Paul sempat 13 kali mencoba berhenti menggunakan heroin, tapi kecanduan itu selalu kambuh. Dia akhirnya mengikuti penyuluhan yang diselenggarakan lembaga amal Cyrenians untuk para tunawisma.
"Saya meletakkan semua obat-obatan dan heroin di atas meja, di samping teh susu yang saya gunakan untuk menelan obat itu, tapi saya melewati semua kegundahan itu," ujarnya.
"Saya menempelkan hidung saya ke cermin di kamar saya dan hanya bertanya pada diri sendiri ' Apa yang kamu inginkan?'
"Saya melihat diri saya dan berkata 'Jangan pernah meminta heroin lagi karena kamu tidak mendapatkannya'. Begitulah," kata Paul.
Sejak saat itu, dia benar-benar meninggalkan heroin.
Beberapa tahun kemudian, berat badannya kembali normal dan dia mendapatkan pekerjaan di swalayan Morrisons.
Saat itu Paul memutuskan untuk melamar menjadi anggota Scots Guard, sebuah resimen Angkatan Darat Inggris yang bertugas menjaga Istana Kerajaan Inggris.

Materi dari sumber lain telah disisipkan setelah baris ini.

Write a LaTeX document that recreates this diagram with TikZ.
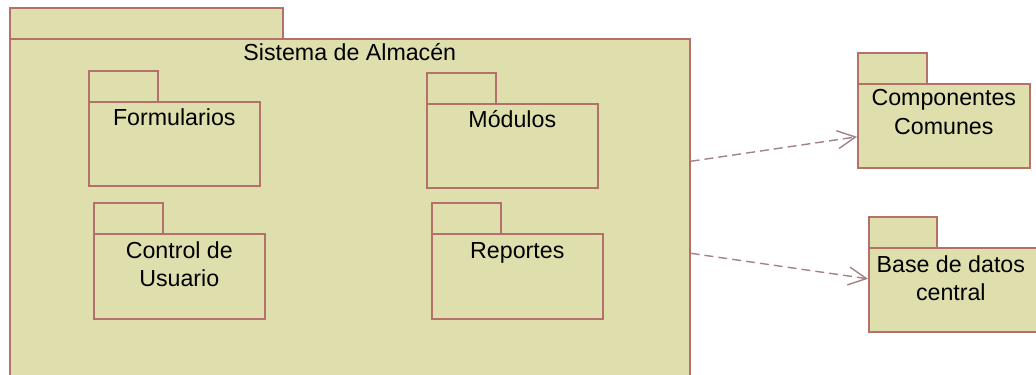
\documentclass[tikz,border=0pt]{standalone}
\usepackage{fontspec}
\setmainfont{Liberation Sans}
\usetikzlibrary{arrows.meta}
\definecolor{pkgfill}{HTML}{DFDFAD}
\definecolor{pkgline}{HTML}{B4706A}
\definecolor{depline}{HTML}{A08287}
\tikzset{
    pkg/.style={draw=pkgline, fill=pkgfill, line width=0.8pt, inner sep=0pt, anchor=north west},
    pkgname/.style={anchor=base, align=center, inner sep=0pt, font=\fontsize{11.6}{14.3}\selectfont},
    dep/.style={draw=depline, line width=0.7pt, dash pattern=on 4.5pt off 2.5pt, -{Straight Barb[length=9pt, width=9pt]}}
}
\begin{document}
\begin{tikzpicture}[x=0.5pt, y=-0.5pt]
            \useasboundingbox (0,0) rectangle (1036,374);
            \clip (0,0) rectangle (1036,374);
            % Sistema de Almacen
            \node (alm-tab) at (9,7) [pkg, minimum width=136.5pt, minimum height=15.5pt] {};
            \node (alm) at (9,38) [pkg, minimum width=340pt, minimum height=172.5pt] {};
            \node (alm-name) at ([yshift=-11.5pt]alm.north) [pkgname] {Sistema de Almac\'en};
            % paquetes internos
            \node (form-tab) at (88,70) [pkg, minimum width=34.5pt, minimum height=15.5pt] {};
            \node (form) at (88,101) [pkg, minimum width=85.5pt, minimum height=42pt] {};
            \node (form-name) at ([yshift=-12.5pt]form.north) [pkgname] {Formularios};
            \node (mod-tab) at (426,72) [pkg, minimum width=34.5pt, minimum height=15.5pt] {};
            \node (mod) at (426,103) [pkg, minimum width=85.5pt, minimum height=42pt] {};
            \node (mod-name) at ([yshift=-12pt]mod.north) [pkgname] {M\'odulos};
            \node (ctrl-tab) at (93,202) [pkg, minimum width=34.5pt, minimum height=15.5pt] {};
            \node (ctrl) at (93,233) [pkg, minimum width=85.5pt, minimum height=42.5pt] {};
            \node (ctrl-name) at ([yshift=-26.8pt]ctrl.north) [pkgname] {Control de\\Usuario};
            \node (rep-tab) at (431,202) [pkg, minimum width=34.5pt, minimum height=15.5pt] {};
            \node (rep) at (431,233) [pkg, minimum width=85.5pt, minimum height=42.5pt] {};
            \node (rep-name) at ([yshift=-12.5pt]rep.north) [pkgname] {Reportes};
            % paquetes externos
            \node (comp-tab) at (857,52) [pkg, minimum width=34.5pt, minimum height=15.5pt] {};
            \node (comp) at (857,83) [pkg, minimum width=86pt, minimum height=42pt] {};
            \node (comp-name) at ([yshift=-25.8pt]comp.north) [pkgname] {Componentes\\Comunes};
            \node (bd-tab) at (868,216) [pkg, minimum width=34pt, minimum height=15.5pt] {};
            \node (bd) at (868,247) [pkg, minimum width=86pt, minimum height=42pt] {};
            \node (bd-name) at ([xshift=-2pt, yshift=-26.8pt]bd.north) [pkgname] {Base de datos\\central};
            % dependencias
            \draw[dep] ([yshift=25pt]alm.east) -- ([yshift=-5.5pt]comp.west);
            \draw[dep] ([yshift=-21pt]alm.east) -- ([yshift=5.5pt]bd.west);
        \end{tikzpicture}
\end{document}
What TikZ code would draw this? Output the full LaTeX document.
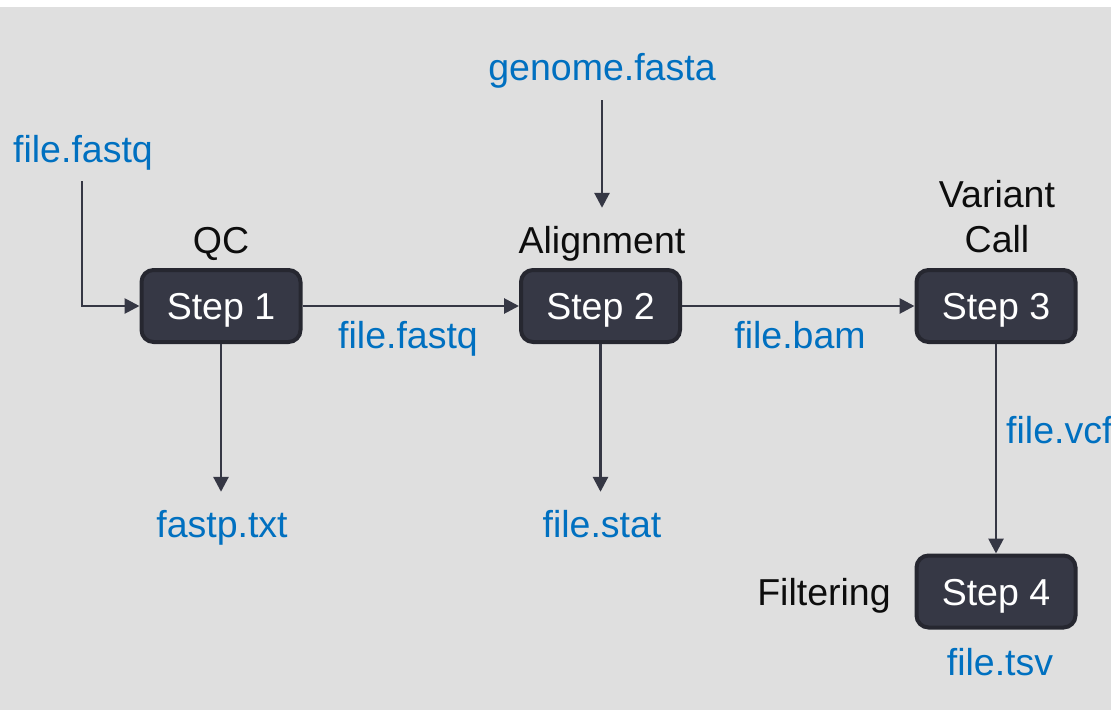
\documentclass[tikz,border=0pt]{standalone}
\usepackage{fontspec}
\setmainfont{Liberation Sans}
\usetikzlibrary{arrows.meta}
\definecolor{bg}{HTML}{DFDFDF}
\definecolor{fileblue}{HTML}{0070C0}
\definecolor{boxfill}{HTML}{363845}
\definecolor{boxborder}{HTML}{262730}
\definecolor{linec}{HTML}{353744}
\definecolor{lbl}{HTML}{0D0D0D}
\tikzset{
  stepbox/.style={draw=boxborder, fill=boxfill, line width=4pt, rounded corners=12pt,
    minimum width=159pt, minimum height=72pt, inner sep=0pt, text=white,
    text height=27pt, text depth=0pt, font=\fontsize{37.5}{45}\selectfont},
  filetxt/.style={text=fileblue, inner sep=0pt, text height=27pt, text depth=8pt,
    font=\fontsize{37.5}{45}\selectfont},
  labeltxt/.style={text=lbl, inner sep=0pt, text height=27pt, text depth=8pt,
    font=\fontsize{37.5}{45}\selectfont},
  arr/.style={draw=linec, line width=2.8pt, -{Triangle[length=15pt,width=15pt]}},
}
\begin{document}
\begin{tikzpicture}[x=1pt,y=-1pt]
\useasboundingbox (0,0) rectangle (1111,710);
\fill[white] (0,0) rectangle (1111,710);
\fill[bg] (0,7) rectangle (1111,710);

% step boxes
\node[stepbox] (s1) at (221,306) {Step 1};
\node[stepbox] (s2) at (600.5,306) {Step 2};
\node[stepbox] (s3) at (996,306) {Step 3};
\node[stepbox] (s4) at (996,591.5) {Step 4};

% labels above boxes
\node[labeltxt, anchor=base] (qc) at (221,253) {QC};
\node[labeltxt, anchor=base] (align) at (602,253) {Alignment};
\node[labeltxt, anchor=base] (variant) at (997,207) {Variant};
\node[labeltxt, anchor=base] (call) at (997,252) {Call};
\node[labeltxt, anchor=base] (filter) at (824,605) {Filtering};

% file texts
\node[filetxt, anchor=base] (fq1) at (83,162) {file.fastq};
\node[filetxt, anchor=base] (genome) at (602,80) {genome.fasta};
\node[filetxt, anchor=base] (fq2) at (408,348) {file.fastq};
\node[filetxt, anchor=base] (bam) at (800,348) {file.bam};
\node[filetxt, anchor=base] (fastp) at (222,537) {fastp.txt};
\node[filetxt, anchor=base] (stat) at (602,537) {file.stat};
\node[filetxt, anchor=base west] (vcf) at (1006,443) {file.vcf};
\node[filetxt, anchor=base] (tsv) at (1000,675) {file.tsv};

% connectors
\draw[arr, shorten <=11pt] (fq1.south -| 82,0) |- (s1.west);
\draw[arr] (s1.east) -- (s2.west);
\draw[arr] (s2.east) -- (s3.west);
\draw[arr, shorten <=12pt, shorten >=18pt] (genome.south) -- (align.north);
\draw[arr, shorten >=18pt] (s1.south) -- (fastp.north -| s1.south);
\draw[arr, shorten >=18pt] (s2.south) -- (stat.north -| s2.south);
\draw[arr] (s3.south) -- (s4.north);
\end{tikzpicture}
\end{document}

Pada waktu itu, usia Paul 30 tahun.
Enam bulan setelah bergabung dengan Angkatan Darat, dia ditugaskan menjaga Istana Buckingham.
"Saya sudah lepas dari narkotik tapi masih merasa ada sesuatu yang hilang dalam hidup saya," kata Paul.
"Ketika saya bergabung dengan Scots Guard, saya merasa sangat bangga dengan apa yang telah saya capai.
"Saya ingat berpikir, 'Wow, beberapa tahun yang lalu saya adalah seorang pecandu heroin di Lochend dan sekarang saya menjaga istana," tuturnya.
Setelah lima tahun di berdinas di Scots Guard, Paul diminta menjalani pelatihan militer lain. Dia diagendakan berdinas di Afghanistan. Namun pada pelatihan itu dia jatuh dari truk. Punggungnya patah.
Atas alasan medis, Paul dipulangkan dan batal bertugas ke Afganistan. Dia diberi resep obat penghilang rasa sakit untuk tulang belakangnya yang hancur. Namun kemudian dia sangat bergantung pada obat itu.
Pada masa karantina wilayah akibat pandemi Covid-19, Paul mulai menulis buku berjudul Heroin to Hero. Seluruh hasil penjualan buku itu dia sumbangkan untuk tunawisma.
Buku itu berisi kenangannya lepas dari heroin, yang memungkinkannya berhenti meminum obat penghilang rasa sakit.
"Saya hanya memilih untuk hidup dengan rasa sakit sekarang daripada minum pil."
Sekarang Paul kerap berbicara di banyak sekolah untuk mengampanyekan dampak buruk narkotika. Dia juga menyediakan diri untuk sesi konseling bagi narapidana di penjara. Semuanya dia lakukan secara gratis.
"Narkotika itu buruk, kecanduan itu mengerikan," ujarnya.
"Sulit untuk menghentikan kecanduan. Anda akhirnya menerima nasib Anda dan Anda bisa berakhir mati seperti banyak teman saya," kata Paul.